Document: Canada Considering Cyprus-Style 'Bail-In Regime'

Even as news is surfacing that the Cypriot bank “bail-in” will now confiscate up to 62.5% of depositor funds, a new budgetary document from Canada’s finance minister suggests that America’s neighbor to the north may be considering a Cyprus-like bail-in system of its own.

A March 21st economic action plan tabled in the House of Commons by Minister of Finance James M. Flaherty contains the following language on pages 144 and 145:   

“The Government also recognizes the need to manage the risks associated with systemically important banks — those banks whose distress or failure could cause a disruption to the financial system and, in turn, negative impacts on the economy.  This requires strong prudential oversight and a robust set of options for resolving these institutions without the use of taxpayer funds, in the unlikely event that one becomes non-viable.

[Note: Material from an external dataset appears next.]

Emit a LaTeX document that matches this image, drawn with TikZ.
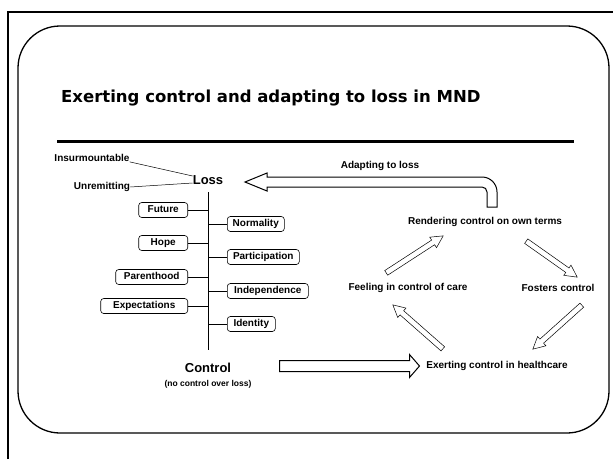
\documentclass[tikz,border=0pt]{standalone}
\usepackage{fontspec}
\setmainfont{Liberation Sans}
\newfontfamily\headfont{DejaVu Sans}
\usetikzlibrary{shapes.arrows,calc}

\tikzset{
	lbl/.style={font=\bfseries\fontsize{10}{12}\selectfont, inner sep=0pt},
	big/.style={font=\bfseries\fontsize{13}{15}\selectfont, inner sep=0pt},
	topic/.style={lbl, draw, rounded corners=3pt, line width=0.6pt,
	              minimum height=15pt, text height=7.5pt, text depth=2pt},
	hollow/.style={single arrow, draw, line width=0.5pt, inner sep=2.5pt,
	               single arrow head extend=3.5pt, single arrow tip angle=55,
	               sloped, allow upside down, anchor=tail, pos=0},
}

\begin{document}
\begin{tikzpicture}[x=1pt,y=-1pt]
	
	\useasboundingbox (0,0) rectangle (613,459);
	
	% The frame
	\draw [line width=1.5pt] (8,459) -- (8,12) -- (613,12);
	\draw [line width=1.3pt, rounded corners=42pt] (18,26) rectangle (609,433);
	
	% The title
	\node [font=\headfont\bfseries\fontsize{16.5}{19}\selectfont, anchor=west, inner sep=0pt]
	      (title) at (61,98) {Exerting control and adapting to loss in MND};
	\draw [line width=3pt] (57,141) -- (574,141);
	
	% Loss and its kinds
	\node [big] (loss) at (208,180) {Loss};
	\node [lbl] (ins) at (92,158) {Insurmountable};
	\node [lbl] (unr) at (102,187) {Unremitting};
	\draw [line width=0.5pt] (ins.south east) -- ([yshift=4pt]loss.west);
	\draw [line width=0.5pt] (unr.east) -- ([yshift=-3pt]loss.west);
	
	% The line from loss to control
	\coordinate (top) at (208,192);
	\coordinate (bot) at (208,350);
	\draw [line width=0.8pt] (top) -- (bot);
	
	% The things lost
	\foreach \name/\y/\w in {Future/210/49, Hope/243/49, Parenthood/277/72, Expectations/306/87}{
		\node [topic, anchor=east, minimum width=\w] (\name) at (188,\y) {\name};
		\draw [line width=0.8pt] (\name.east) -- (\name.east -| top);
	}
	\foreach \name/\y/\w in {Normality/224/57, Participation/257/72, Independence/291/81, Identity/324/48}{
		\node [topic, anchor=west, minimum width=\w] (\name) at (227,\y) {\name};
		\draw [line width=0.8pt] (\name.west -| top) -- (\name.west);
	}
	
	% Control
	\node [big] (control) at (208,368) {Control};
	\node [font=\bfseries\fontsize{8.5}{10}\selectfont, inner sep=0pt] (nocontrol) at (208,384) {(no control over loss)};
	
	% The cycle
	\node [lbl] (rend) at (485,222) {Rendering control on own terms};
	\node [lbl] (feel) at (408,288) {Feeling in control of care};
	\node [lbl] (fost) at (558,288) {Fosters control};
	\node [lbl] (exer) at (497,366) {Exerting control in healthcare};
	
	\coordinate (t1) at (386,273); \coordinate (h1) at (443,236);
	\coordinate (t2) at (526,241); \coordinate (h2) at (577,277);
	\coordinate (t3) at (582,305); \coordinate (h3) at (533,349);
	\coordinate (t4) at (443,349); \coordinate (h4) at (393,305);
	\foreach \a/\b in {t1/h1, t2/h2, t3/h3, t4/h4}{
		\path let \p1 = ($(\b)-(\a)$), \n1 = {veclen(\x1,\y1)} in
		      (\a) -- node [hollow, minimum height=\n1] {} (\b);
	}
	
	% Control leads to exerting control
	\coordinate (ctail) at (279,366);
	\coordinate (ctip) at (419,366);
	\path let \p1 = ($(ctip)-(ctail)$), \n1 = {veclen(\x1,\y1)} in
	      (ctail) -- node [hollow, minimum height=\n1, line width=1pt, inner sep=5pt,
	                       single arrow head extend=6pt, single arrow tip angle=98] {} (ctip);
	
	% Adapting to loss
	\node [lbl] (adapt) at (380,166) {Adapting to loss};
	\draw [line width=1pt] (245,182) -- (267,173) -- (267,177) -- (482,177)
	      .. controls (490.3,177) and (497,183.7) .. (497,192) -- (497,207)
	      -- (487,207) -- (487,192)
	      .. controls (487,189.2) and (484.8,187) .. (482,187)
	      -- (267,187) -- (267,191) -- cycle;
	
\end{tikzpicture}
\end{document}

The Government proposes to implement a “bail-in” regime for systemically important banks. This regime will be designed to ensure that, in the unlikely event that a systemically important bank depletes its capital, the bank can be recapitalized and returned to viability through the very rapid conversion of certain bank liabilities into regulatory capital.  This will reduce risks for taxpayers.  The Government will consult stakeholders on how best to implement a bail-in regime in Canada.  Implementation timelines will allow for a smooth transition for affected institutions, investors and other market participants.”

It is presently unclear how such a Canadian “bail-in regime” would work, or whether depositor funds would be seized to pay off bank liabilities. But the language stating that taxpayer funds would not be used to bail out systemically important Canadian banks leaves open the possibility that uninsured depositor funds could be confiscated, similar to the one occurring in Cyprus.

Some experts, like Fortune columnist Nina Easton, believe that a bail-in arrangement is preferred, because it saves taxpayers from bailing out broke banks.

“In some ways it’s a lesson we might want to take here,” said Easton on Fox News. “Rather than have taxpayers bailouts you have bailout from within the institution. I understand all the pain, but I don’t think it’s a bad idea.”

An editorial from Investor’s Business Daily expressed a similar sentiment.

“In one sense, the Great Cypriot Bank Raid of 2013 is a chilling omen of big government’s inevitable designs on private property. That said, depositors who gamble have only themselves to blame,” said the editorial. “In this respect, President Obama and members of Congress responsible for preserving the too-big-to-fail principle in the Dodd-Frank law could actually now learn a lesson from socialist Europe’s refusal to show mercy to failed bankers.”

Whether such a policy applied to Canada would trigger a run on Canadian banks, erode investor confidence, or spawn contagion in the U.S. or elsewhere is unclear. Still, the fact that a Canadian budget document includes the phrase “bail-in scheme”–even as Cypriot banks remain in crisis–is a sign that governments are paying attention to the lessons on display on the tiny Mediterranean island.